[Data extracted from a collection]
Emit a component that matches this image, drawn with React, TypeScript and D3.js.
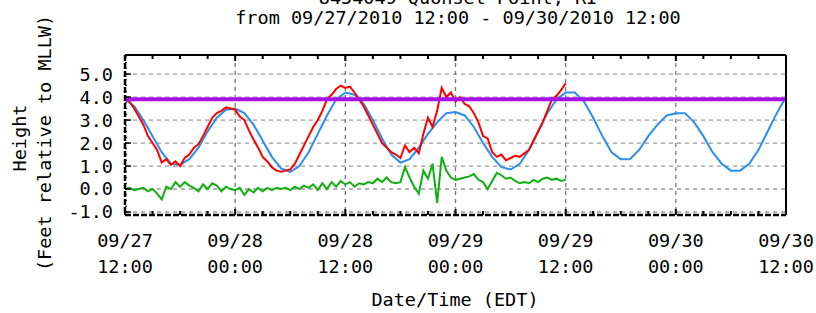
import React from "react";
import * as d3 from "d3";

// Time window of the plot
const startTime = new Date(2010, 8, 27, 12, 0);
const endTime = new Date(2010, 8, 30, 12, 0);

// Predicted tide, hourly from 09/27 12:00 (feet, MLLW)
const predicted = [
  3.9, 3.6, 3.0, 2.3, 1.6, 1.1, 1.05, 1.3, 1.8, 2.5, 3.1, 3.45, 3.5,
  3.3, 2.8, 2.1, 1.4, 0.9, 0.75, 1.0, 1.6, 2.4, 3.2, 3.9, 4.2,
  4.1, 3.7, 3.0, 2.2, 1.5, 1.15, 1.3, 1.8, 2.4, 2.9, 3.3, 3.35,
  3.2, 2.7, 2.0, 1.4, 0.95, 0.85, 1.1, 1.7, 2.5, 3.3, 3.9, 4.2,
  4.2, 3.8, 3.1, 2.3, 1.6, 1.3, 1.3, 1.7, 2.3, 2.8, 3.2, 3.3,
  3.3, 2.9, 2.3, 1.6, 1.1, 0.8, 0.8, 1.1, 1.7, 2.5, 3.3, 4.0
];

// Observed water level, every 30 minutes from 09/27 12:00
const observed = [
  3.9, 3.8, 3.5, 3.15, 2.8, 2.3, 2.0, 1.7, 1.15, 1.3, 1.05, 1.2,
  1.0, 1.35, 1.5, 1.8, 1.95, 2.3, 2.7, 3.1, 3.3, 3.4, 3.55, 3.5,
  3.45, 3.15, 3.0, 2.55, 2.15, 1.8, 1.4, 1.2, 0.95, 0.8, 0.75, 0.8,
  0.85, 1.1, 1.5, 1.9, 2.3, 2.7, 3.0, 3.4, 3.9, 4.1, 4.35, 4.5,
  4.4, 4.45, 4.2, 3.9, 3.6, 3.2, 2.8, 2.4, 2.0, 1.8, 1.6, 1.5,
  1.35, 1.9, 1.6, 1.8, 1.55, 2.4, 3.1, 2.7, 3.4, 4.4, 4.0, 4.2,
  3.8, 4.0, 3.7, 3.6, 3.3, 2.9, 2.3, 2.2, 1.6, 1.4, 1.5, 1.25,
  1.35, 1.45, 1.4, 1.55, 1.7, 2.1, 2.5, 2.9, 3.4, 3.9, 4.05, 4.3,
  4.6
];

// Residual (observed - predicted), every 30 minutes
const residual = [
  0.0, 0.05, -0.05, 0.0, 0.05, -0.1, 0.0, -0.2, -0.45, 0.1, 0.0, 0.3,
  0.1, 0.3, 0.15, 0.05, -0.1, 0.2, 0.0, 0.25, 0.15, -0.1, 0.1, 0.0,
  -0.05, 0.05, -0.25, 0.0, -0.15, 0.05, -0.1, 0.05, -0.05, 0.05, 0.0, 0.05,
  -0.05, 0.1, 0.0, 0.15, 0.05, 0.2, -0.05, 0.25, 0.0, 0.3, 0.1, 0.35,
  0.2, 0.3, 0.1, 0.25, 0.2, 0.3, 0.25, 0.45, 0.3, 0.5, 0.3, 0.25,
  0.3, 0.95, 0.5, 0.1, -0.2, 0.8, 0.45, 1.1, -0.6, 1.4, 0.8, 0.5,
  0.4, 0.45, 0.5, 0.55, 0.65, 0.4, 0.3, 0.0, 0.35, 0.7, 0.6, 0.45,
  0.5, 0.35, 0.25, 0.3, 0.25, 0.4, 0.3, 0.45, 0.5, 0.4, 0.45, 0.35,
  0.4
];

const floodLevel = 3.9;
const yTicks = [-1, 0, 1, 2, 3, 4, 5];
const titleLines = ["8454049 Quonset Point, RI", "from 09/27/2010 12:00 - 09/30/2010 12:00"];

const W = 816;
const H = 313;
const font = "'DejaVu Sans Mono', 'Liberation Mono', monospace";

export default function App() {
  const x = d3.scaleTime().domain([startTime, endTime]).range([125, 786]);
  const y = d3.scaleLinear().domain([-1.13, 5.83]).range([215, 55]);

  const hourly = predicted.map((v, i) => ({ t: d3.timeHour.offset(startTime, i), v }));
  const obs = observed.map((v, i) => ({ t: d3.timeMinute.offset(startTime, i * 30), v }));
  const res = residual.map((v, i) => ({ t: d3.timeMinute.offset(startTime, i * 30), v }));

  const line = d3.line<{ t: Date; v: number }>()
    .x(d => x(d.t))
    .y(d => y(d.v));

  const minorTicks = d3.timeHour.every(3)!.range(startTime, d3.timeMinute.offset(endTime, 1));
  const majorTicks = d3.timeHour.every(12)!.range(startTime, d3.timeMinute.offset(endTime, 1));
  const fmtDay = d3.timeFormat("%m/%d");
  const fmtTime = d3.timeFormat("%H:%M");

  const [x0, x1] = x.range();
  const [yb, yt] = y.range();
  const yMinor = d3.range(-1, 5.81, 0.25);

  return (
    <svg width={W} height={H} style={{ position: "absolute", left: 0, top: 0, background: "#fff" }}
      fontFamily={font}>
      {/* title */}
      {titleLines.map((t, i) => (
        <text key={t} x={458} y={4 + i * 20} textAnchor="middle" fontSize={18.5} fill="#000">{t}</text>
      ))}

      {/* grid */}
      {yTicks.map(v => (
        <line key={"gy" + v} x1={x0} x2={x1} y1={y(v)} y2={y(v)}
          stroke="#9a9a9a" strokeWidth={1.3} strokeDasharray="4,4" />
      ))}
      {majorTicks.map(t => (
        <line key={"gx" + t.getTime()} x1={x(t)} x2={x(t)} y1={yt} y2={yb}
          stroke="#777" strokeWidth={1.3} strokeDasharray="4,4" />
      ))}

      {/* series */}
      <path d={line(hourly) ?? ""} fill="none" stroke="#2b8ef0" strokeWidth={2} />
      <path d={line(obs) ?? ""} fill="none" stroke="#ff0000" strokeWidth={2} />
      <path d={line(res) ?? ""} fill="none" stroke="#10b010" strokeWidth={2} />
      <line x1={x0} x2={x1} y1={y(floodLevel)} y2={y(floodLevel)} stroke="#a812ea" strokeWidth={4} />

      {/* frame */}
      <line x1={x0} x2={x1} y1={yt} y2={yt} stroke="#000" strokeWidth={2} />
      <line x1={x1} x2={x1} y1={yt} y2={yb} stroke="#000" strokeWidth={2} />
      <line x1={x0} x2={x0} y1={yt} y2={yb} stroke="#000" strokeWidth={2.5} strokeDasharray="6,2" />
      <line x1={x0} x2={x1} y1={yb} y2={yb} stroke="#000" strokeWidth={2.5} strokeDasharray="6,2" />

      {/* y ticks */}
      {yMinor.map(v => (
        <line key={"ym" + v} x1={x0} x2={x0 + 2} y1={y(v)} y2={y(v)} stroke="#000" strokeWidth={1} />
      ))}
      {yTicks.map(v => (
        <g key={"yt" + v}>
          <line x1={x0} x2={x0 + 6} y1={y(v)} y2={y(v)} stroke="#000" strokeWidth={1.5} />
          <text x={113} y={y(v)} dy="0.35em" textAnchor="end" fontSize={18.5} fill="#000">
            {v.toFixed(1)}
          </text>
        </g>
      ))}

      {/* x ticks top & bottom */}
      {minorTicks.map(t => {
        const major = t.getHours() % 12 === 0;
        const len = major ? 6 : 4;
        return (
          <g key={"xt" + t.getTime()}>
            <line x1={x(t)} x2={x(t)} y1={yb} y2={yb - len} stroke="#000" strokeWidth={2} />
            <line x1={x(t)} x2={x(t)} y1={yt} y2={yt + len} stroke="#000" strokeWidth={2} />
          </g>
        );
      })}
      {majorTicks.map(t => (
        <g key={"xl" + t.getTime()}>
          <text x={x(t)} y={247} textAnchor="middle" fontSize={18.5} fill="#000">{fmtDay(t)}</text>
          <text x={x(t)} y={273} textAnchor="middle" fontSize={18.5} fill="#000">{fmtTime(t)}</text>
        </g>
      ))}

      {/* axis titles */}
      <text x={455} y={306} textAnchor="middle" fontSize={18.5} fill="#000">Date/Time (EDT)</text>
      <text transform="translate(26,138) rotate(-90)" textAnchor="middle" fontSize={18.5} fill="#000">Height</text>
      <text transform="translate(51,143) rotate(-90)" textAnchor="middle" fontSize={18.5} fill="#000">
        (Feet relative to MLLW)
      </text>
    </svg>
  );
}
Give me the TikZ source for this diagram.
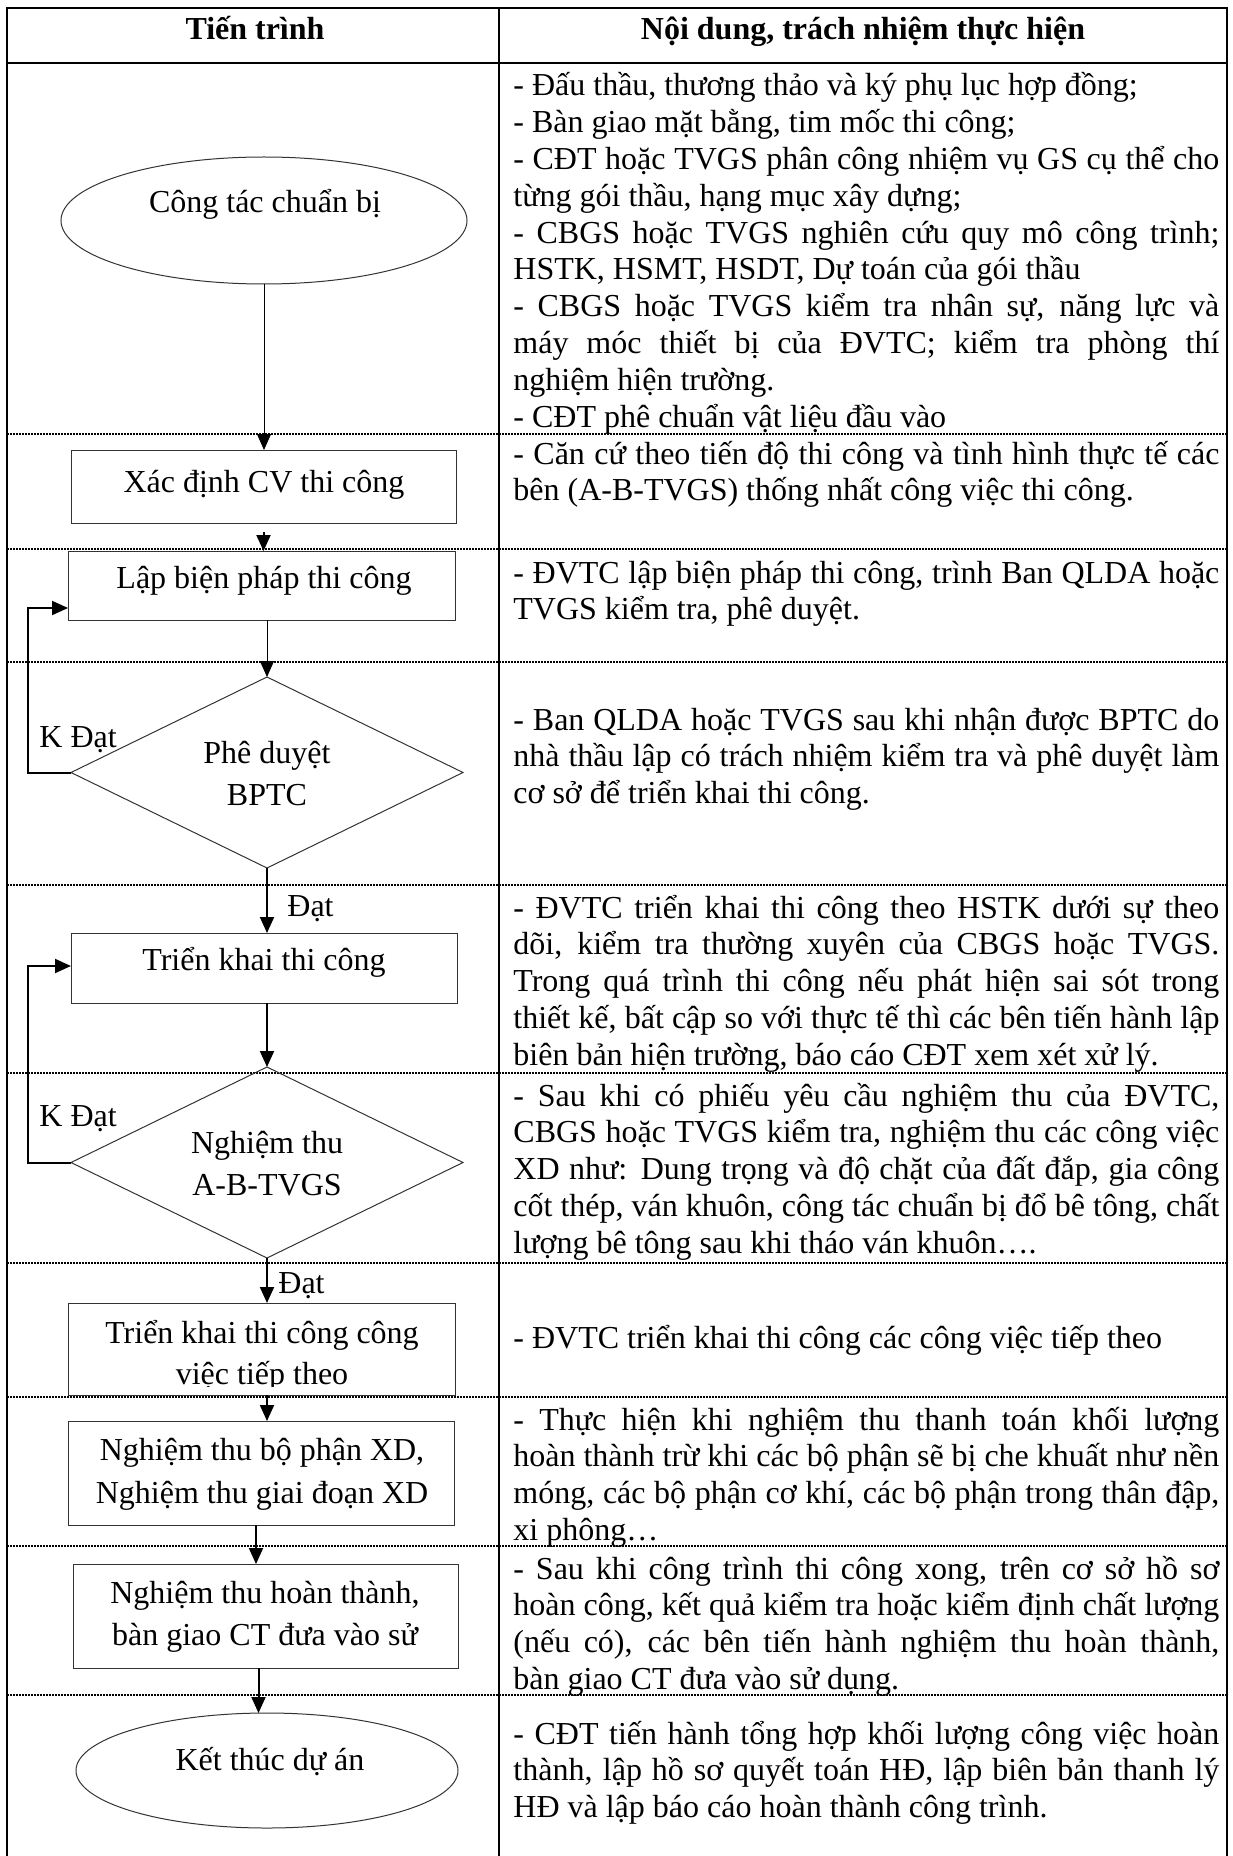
\documentclass[tikz,border=0pt]{standalone}
\usepackage{fontspec}
\setmainfont{Liberation Serif}
\usetikzlibrary{arrows.meta,shapes.geometric,calc}
\hbadness=10000 \hfuzz=3pt
\newcommand\jline[1]{\hbox to\hsize{#1}}
\newcommand\lline[1]{\hbox{#1}}
\newcommand\rowtext[1]{\vtop{\hsize=353pt\baselineskip=18.4pt\lineskiplimit=-\maxdimen\lineskip=0pt #1}}
\begin{document}
\begin{tikzpicture}[x=0.5pt,y=-0.5pt,
  shp/.style={draw=black!80, line width=0.5pt, inner sep=0pt, outer sep=0pt},
  boxs/.style={shp, rectangle},
  ells/.style={shp, ellipse},
  dias/.style={shp, diamond},
  txt/.style={inner sep=0pt, anchor=base, font=\fontsize{16pt}{18.4pt}\selectfont},
  lbl/.style={txt, anchor=base west},
  hdr/.style={inner sep=0pt, anchor=base, font=\fontsize{16pt}{18.4pt}\selectfont\bfseries},
  rowt/.style={inner sep=0pt, anchor=base west, font=\fontsize{16pt}{18.4pt}\selectfont},
  arrthin/.style={line width=0.5pt, -{Triangle[width=7pt,length=8pt]}},
  arrthick/.style={line width=1pt, -{Triangle[width=7pt,length=8pt]}},
  sepline/.style={line width=0.75pt, dash pattern=on 0.75pt off 0.75pt},
  framel/.style={line width=1pt}]
\useasboundingbox (0,0) rectangle (1232,1856);

% frame
\draw[framel] (7,1856) -- (7,8) -- (1227,8) -- (1227,1856);
\draw[framel] (499,8) -- (499,1856);
\draw[framel] (7,63) -- (1227,63);
\foreach \yy in {434,549,662,885,1073,1263,1397,1546,1695}
  \draw[sepline] (7,\yy) -- (1227,\yy);

% headers
\node[hdr] (h1) at (255,40) {Tiến trình};
\node[hdr] (h2) at (863,40) {Nội dung, trách nhiệm thực hiện};

% shapes
\node[ells, minimum width=203pt, minimum height=63.5pt] (e1) at (264,220.5) {};
\node[boxs, minimum width=192.5pt, minimum height=36.5pt] (xd) at (263.5,486.5) {};
\node[boxs, minimum width=193.5pt, minimum height=34.5pt] (lap) at (261.5,585.5) {};
\node[dias, minimum width=196pt, minimum height=95.5pt] (d1) at (267,772.5) {};
\node[boxs, minimum width=193pt, minimum height=35pt] (tk) at (264,968) {};
\node[dias, minimum width=196pt, minimum height=95.5pt] (d2) at (267,1162.5) {};
\node[boxs, minimum width=193.5pt, minimum height=46pt] (tt) at (261.5,1349) {};
\node[boxs, minimum width=193pt, minimum height=52pt] (bp) at (261,1473) {};
\node[boxs, minimum width=192.5pt, minimum height=52pt] (ht) at (265.5,1616) {};
\node[ells, minimum width=191pt, minimum height=57.5pt] (e2) at (267,1770.5) {};

% shape texts
\node[txt] (t1) at (265,213) {Công tác chuẩn bị};
\node[txt] (t2) at (264,492) {Xác định CV thi công};
\node[txt] (t3) at (264,588) {Lập biện pháp thi công};
\node[txt] (t4a) at (267,763) {Phê duyệt};
\node[txt] (t4b) at (267,805) {BPTC};
\node[txt] (t5) at (264,970) {Triển khai thi công};
\node[txt] (t6a) at (267,1153) {Nghiệm thu};
\node[txt] (t6b) at (267,1195) {A-B-TVGS};
\node[txt] (t7a) at (262,1343) {Triển khai thi công công};
\begin{scope}
  \clip (60,1300) rectangle (460,1386);
  \node[txt] (t7b) at (262,1384) {việc tiếp theo};
\end{scope}
\node[txt] (t8a) at (262,1460) {Nghiệm thu bộ phận XD,};
\node[txt] (t8b) at (262,1503) {Nghiệm thu giai đoạn XD};
\node[txt] (t9a) at (265,1603) {Nghiệm thu hoàn thành,};
\node[txt] (t9b) at (265,1645) {bàn giao CT đưa vào sử};
\node[txt] (t10) at (270,1770) {Kết thúc dự án};

% labels
\node[lbl] (k1) at (39,747) {K Đạt};
\node[lbl] (k2) at (39,1126) {K Đạt};
\node[lbl] (ok1) at (287,916) {Đạt};
\node[lbl] (ok2) at (278,1293) {Đạt};

% connectors
\draw[arrthin] (e1.south) -- (e1.south |- xd.north);
\draw[arrthick, shorten <=4.5pt] (xd.south) -- (xd.south |- lap.north);
\draw[arrthin] (d1.north |- lap.south) -- (d1.north);
\coordinate (f1) at (28,608);
\draw[arrthick] (d1.west) -| (f1) -- (f1 -| lap.west);
\draw[arrthick] (d1.south) -- (d1.south |- tk.north);
\draw[arrthick] (d2.north |- tk.south) -- (d2.north);
\coordinate (f2) at (28,966);
\draw[arrthick] (d2.west) -| (f2) -- (f2 -| tk.west);
\draw[arrthick] (d2.south) -- (d2.south |- tt.north);
\draw[arrthick] (d2.south |- tt.south) -- (d2.south |- bp.north);
\coordinate (c10) at ($(bp.south)+(-5,0)$);
\draw[arrthick] (c10) -- (c10 |- ht.north);
\coordinate (c11) at ($(ht.south)+(-7,0)$);
\draw[arrthick] (c11) -- (c11 |- e2.north);

% right column
\node[rowt] (r1) at (513,96) {\rowtext{%
\lline{- Đấu thầu, thương thảo và ký phụ lục hợp đồng;}
\lline{- Bàn giao mặt bằng, tim mốc thi công;}
\jline{- CĐT hoặc TVGS phân công nhiệm vụ GS cụ thể cho}
\lline{từng gói thầu, hạng mục xây dựng;}
\jline{- CBGS hoặc TVGS nghiên cứu quy mô công trình;}
\lline{HSTK, HSMT, HSDT, Dự toán của gói thầu}
\jline{- CBGS hoặc TVGS kiểm tra nhân sự, năng lực và}
\jline{máy móc thiết bị của ĐVTC; kiểm tra phòng thí}
\lline{nghiệm hiện trường.}
\lline{- CĐT phê chuẩn vật liệu đầu vào}}};
\node[rowt] (r2) at (513,464) {\rowtext{%
\jline{- Căn cứ theo tiến độ thi công và tình hình thực tế các}
\lline{bên (A-B-TVGS) thống nhất công việc thi công.}}};
\node[rowt] (r3) at (513,583) {\rowtext{%
\jline{- ĐVTC lập biện pháp thi công, trình Ban QLDA hoặc}
\lline{TVGS kiểm tra, phê duyệt.}}};
\node[rowt] (r4) at (513,730) {\rowtext{%
\jline{- Ban QLDA hoặc TVGS sau khi nhận được BPTC do}
\jline{nhà thầu lập có trách nhiệm kiểm tra và phê duyệt làm}
\lline{cơ sở để triển khai thi công.}}};
\node[rowt] (r5) at (513,918) {\rowtext{%
\jline{- ĐVTC triển khai thi công theo HSTK dưới sự theo}
\jline{dõi, kiểm tra thường xuyên của CBGS hoặc TVGS.}
\jline{Trong quá trình thi công nếu phát hiện sai sót trong}
\jline{thiết kế, bất cập so với thực tế thì các bên tiến hành lập}
\lline{biên bản hiện trường, báo cáo CĐT xem xét xử lý.}}};
\node[rowt] (r6) at (513,1106) {\rowtext{%
\jline{- Sau khi có phiếu yêu cầu nghiệm thu của ĐVTC,}
\jline{CBGS hoặc TVGS kiểm tra, nghiệm thu các công việc}
\jline{XD như: Dung trọng và độ chặt của đất đắp, gia công}
\jline{cốt thép, ván khuôn, công tác chuẩn bị đổ bê tông, chất}
\lline{lượng bê tông sau khi tháo ván khuôn….}}};
\node[rowt] (r7) at (513,1348) {\rowtext{%
\lline{- ĐVTC triển khai thi công các công việc tiếp theo}}};
\node[rowt] (r8) at (513,1430) {\rowtext{%
\jline{- Thực hiện khi nghiệm thu thanh toán khối lượng}
\jline{hoàn thành trừ khi các bộ phận sẽ bị che khuất như nền}
\jline{móng, các bộ phận cơ khí, các bộ phận trong thân đập,}
\lline{xi phông…}}};
\node[rowt] (r9) at (513,1579) {\rowtext{%
\jline{- Sau khi công trình thi công xong, trên cơ sở hồ sơ}
\jline{hoàn công, kết quả kiểm tra hoặc kiểm định chất lượng}
\jline{(nếu có), các bên tiến hành nghiệm thu hoàn thành,}
\lline{bàn giao CT đưa vào sử dụng.}}};
\node[rowt] (r10) at (513,1744) {\rowtext{%
\jline{- CĐT tiến hành tổng hợp khối lượng công việc hoàn}
\jline{thành, lập hồ sơ quyết toán HĐ, lập biên bản thanh lý}
\lline{HĐ và lập báo cáo hoàn thành công trình.}}};
\end{tikzpicture}
\end{document}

→ Aim: Reproduce only the lines running from the beginning of the entries above to the line holding "const endTime = new Date(2010, 8, 30, 12, 0);", inclusive. Pictures stay out of the copy.

→ Exercise result:
Emit a component that matches this image, drawn with React, TypeScript and D3.js.
import React from "react";
import * as d3 from "d3";

// Time window of the plot
const startTime = new Date(2010, 8, 27, 12, 0);
const endTime = new Date(2010, 8, 30, 12, 0);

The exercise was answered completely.